Saturday, September 18, 2010

Saturday morning's all right for fighting...

Fine. Afternoon.

Too long has it been since I've blogged properly. It seems the small amount I do nowadays is all about posting video or prose or something to www.stompingground.ca and even THAT has been some thin treacle of late.

I've gone pdcast crazy. Right now I'm listening to the entire Kevin Smith Smodcast network pods (there's, like, five or six of 'em now - www.smodcast.com), and have just singed on to Brian Lynch's "Party Truck USA" pod. http://www.angrynakedpat.com/podcast/

I love 'em all, but I gotta say - that Party Truck has really captured my imagination. It comes off as a cross between prepared improv and genuine off-the-top-of-one's-head banter. The pod features a lightly rotating cast of four to six guys. Mostly friends from Jersey now living in LA, and most of them are ex- (or current) comedy improv players.

Lynch himself (writer / director "Big Helium Dog", and comics writer ("Spike: Asylum", and um, that other Spike book. With puppets. That one.) is the unchanging core of the group. Any further details would only serve to better derail the point I'm slowly trying to make.

Wait. Was there a point? Hm. Maybe not. Maybe this IS just one giant loving ass-kiss to my newest favourite podcast. With more than a tinge of jealousy that there exists a group of writers / film-makers / comedians, and all I have is a cat, a collection of action figures, and you, dear internet. Thank god and baby jesus for you.

Okay - quick solo improv game. Fake podcast intro - two hosts, and... GO!

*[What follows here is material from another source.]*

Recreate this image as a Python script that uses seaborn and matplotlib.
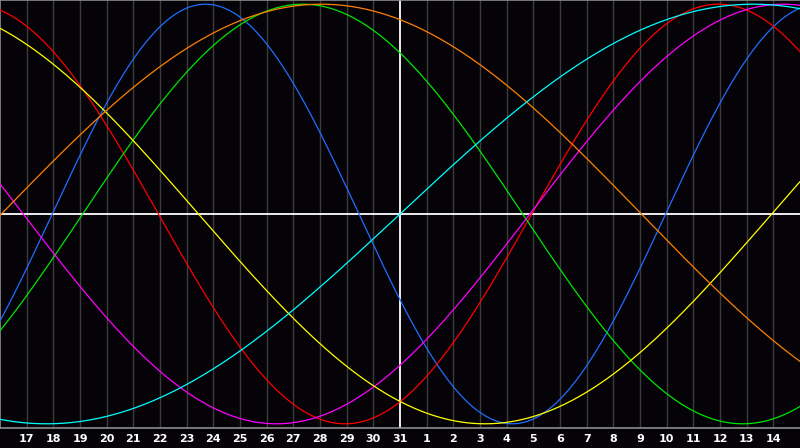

Host 1: "Hello, and welcome to the Fake podcast, episode one. I'm one of your hosts, Fakey McFakerton, and with me as always is the lovable, wacky, Falsey Falsetein. Say hi Falsey."

Host 2: -honks horn-

Host 1: "Really? Again with the horn?"

Host 2: -honk-

Host 1: "Godamnit, Falsey, you said you weren't gonna do this again."

Host 2: -honk- -honk-

Host 1: "No one wants to listen to that, man! You sound like a fucking idiot. I swear, if you don't put down that godamn horn, I'm gonna go across this table at you."

Host 2: -honk-

Host 1: "That's it, you sonuva..." -indistinct struggling noises-.

Aaaaand... scene!

Okay, so maybe I'm not so much missing out.